Actually you want customers to not be able to find things, so they have to wander around, and 'find' other things (in large displays for example) that you want them to buy. If the beer and diapers are always together then they won't discover the new high-margin sausage rolls. So what's better for the customer from a correlated data perspective may not be better for the business from a maximizing profit perspective.


> you want customers to not be able to find things, so they have to wander around, and 'find' other thing

This seems to be the Loblaw/NoFrills model in Toronto. They relocate products with alarming frequency.

Want milk? That's in the dairy section. Want organic milk? That's in the health food section at the opposite end of the aircraft hangar sized store. Nuts? Either in the snack foods, health foods, or baking ingredients depending on unknown critera - one literally has to check all the places.

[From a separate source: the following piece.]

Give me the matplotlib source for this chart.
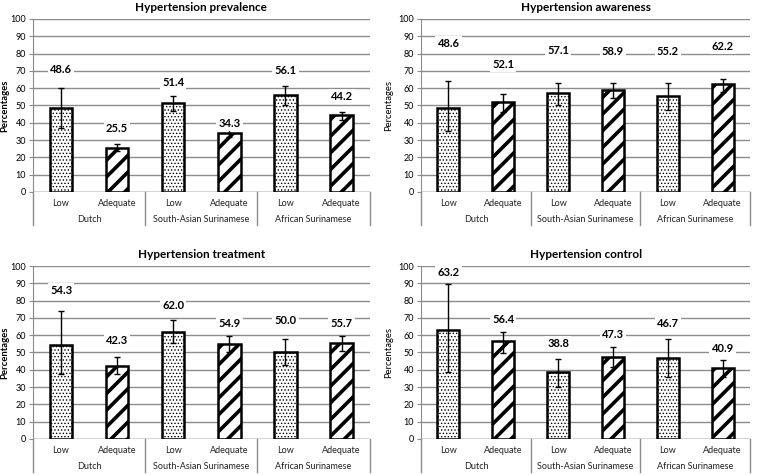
import matplotlib.pyplot as plt
import matplotlib.transforms as mtransforms
import numpy as np

plt.rcParams['font.family'] = ['Lato', 'DejaVu Sans']

groups = ['Dutch', 'South-Asian Surinamese', 'African Surinamese']
levels = ['Low', 'Adequate']
titles = ['Hypertension prevalence', 'Hypertension awareness',
          'Hypertension treatment', 'Hypertension control']

prevalence = [48.6, 25.5, 51.4, 34.3, 56.1, 44.2]
prev_lo = [37, 23.5, 47, 32, 50.5, 41.5]
prev_hi = [60, 27.5, 55.5, 36.5, 61.5, 46.5]

awareness = [48.6, 52.1, 57.1, 58.9, 55.2, 62.2]
aware_lo = [35, 46, 50.5, 54.5, 47.5, 58]
aware_hi = [64, 56.5, 63, 63, 63, 65.5]

treatment = [54.3, 42.3, 62.0, 54.9, 50.0, 55.7]
treat_lo = [37.5, 37.5, 55.5, 50, 43, 51]
treat_hi = [74, 47.5, 69, 59.5, 57.5, 59.5]

control = [63.2, 56.4, 38.8, 47.3, 46.7, 40.9]
ctrl_lo = [38.5, 49.5, 30, 41.5, 36, 36]
ctrl_hi = [89.5, 62, 46.5, 53, 58, 45.5]

# heights where the value labels sit in the original
prev_lab_y = [71, 36.5, 63, 39.5, 70, 55]
aware_lab_y = [86, 73.5, 82, 81, 81, 84]
treat_lab_y = [86, 57, 77, 66.5, 68.5, 66.5]
ctrl_lab_y = [96, 69, 55, 60.5, 67, 52.5]

panels = [
    (prevalence, prev_lo, prev_hi, prev_lab_y),
    (awareness, aware_lo, aware_hi, aware_lab_y),
    (treatment, treat_lo, treat_hi, treat_lab_y),
    (control, ctrl_lo, ctrl_hi, ctrl_lab_y),
]

fig = plt.figure(figsize=(7.6, 4.75), dpi=100)
boxes = [
    [0.0434, 0.596, 0.443, 0.364],
    [0.554, 0.596, 0.433, 0.364],
    [0.0434, 0.076, 0.443, 0.364],
    [0.554, 0.076, 0.433, 0.364],
]
ylab_x = [-0.07, -0.085, -0.07, -0.085]
grid_col = '#8c8c8c'

for i, (vals, lo, hi, laby) in enumerate(panels):
    ax = fig.add_axes(boxes[i])
    x = np.arange(6)
    vals = np.array(vals)
    yerr = [vals - np.array(lo), np.array(hi) - vals]
    for j in range(6):
        hatch = '.....' if j % 2 == 0 else '//'
        b = ax.bar(x[j], vals[j], width=0.4, color='white', edgecolor='black',
                   linewidth=1.8, hatch=hatch, zorder=3)
        for p in b:
            if hasattr(p, 'set_hatch_linewidth'):
                p.set_hatch_linewidth(0.6 if j % 2 == 0 else 2.6)
    ax.errorbar(x, vals, yerr=yerr, fmt='none', ecolor='black', elinewidth=1,
                capsize=2.5, capthick=1, zorder=4)
    for j in range(6):
        ax.text(x[j], laby[j], f'{vals[j]:.1f}', ha='center', va='center',
                fontsize=8, fontweight='bold', zorder=5,
                bbox=dict(facecolor='white', edgecolor='none', pad=1.5))
    ax.set_xlim(-0.5, 5.5)
    ax.set_ylim(0, 100)
    ax.set_yticks(np.arange(0, 101, 10))
    ax.tick_params(axis='y', labelsize=6.5, length=3, pad=2, color=grid_col)
    ax.yaxis.grid(True, color=grid_col, linewidth=1)
    ax.set_axisbelow(True)
    ax.set_xticks([])
    for s in ['top', 'right', 'bottom']:
        ax.spines[s].set_visible(False)
    ax.spines['left'].set_color(grid_col)
    ax.axhline(0, color=grid_col, linewidth=1, zorder=2)
    ax.set_title(titles[i], fontsize=8.5, fontweight='bold', pad=6)
    ax.set_ylabel('Percentages', fontsize=6.8,
                  fontweight='bold' if i % 2 == 0 else 'normal')
    ax.yaxis.set_label_coords(ylab_x[i], 0.5)

    trans = mtransforms.blended_transform_factory(ax.transData, ax.transAxes)
    for k in range(6):
        ax.text(x[k], -0.065, levels[k % 2], transform=trans, ha='center',
                va='center', fontsize=6.5, color='#222222')
    for g, name in enumerate(groups):
        ax.text(2 * g + 0.5, -0.16, name, transform=trans, ha='center',
                va='center', fontsize=6.5, color='#222222')
    for xs in [-0.5, 1.5, 3.5, 5.5]:
        ax.plot([xs, xs], [0, -0.19], transform=trans, color=grid_col,
                linewidth=1, clip_on=False)

fig.savefig('out.png', dpi=100)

Taken to the extreme though, I'm going to be taking up employee time asking where something is and eventually stop shopping at a store if it's too frustrating.


a) most people don't take things to extremes; b) employee time is not a problem, as they're there anyway; c) if all grocery stores act like this (and they do), you have to keep shopping there anyway (and they know this).

So what will actually happen, with you and me and everyone else, is that we'll grumble about how they moved the cheese again, we'll wander around the store until we find it, and we'll be exposed to some more products and implicit advertising in our search, and we'll forget about it as soon as we exit the store. Over time the store will increase its profits 1.3%, and the competing store "where everything is always in the same place as last time" struggles because their prices aren't maximally optimized with the same grocery store software everyone else uses.


Eh. I have several grocery stores--and grocery departments--that I more or less favor for various reasons depending on what I'm buying. If one of them makes my life less pleasant whether because they're always moving stuff around, they overly rely on self-service, they tend to be crowded, or whatever--I'll probably go elsewhere. I do consider pricing but I don't really comparison shop so that only loosely factors in.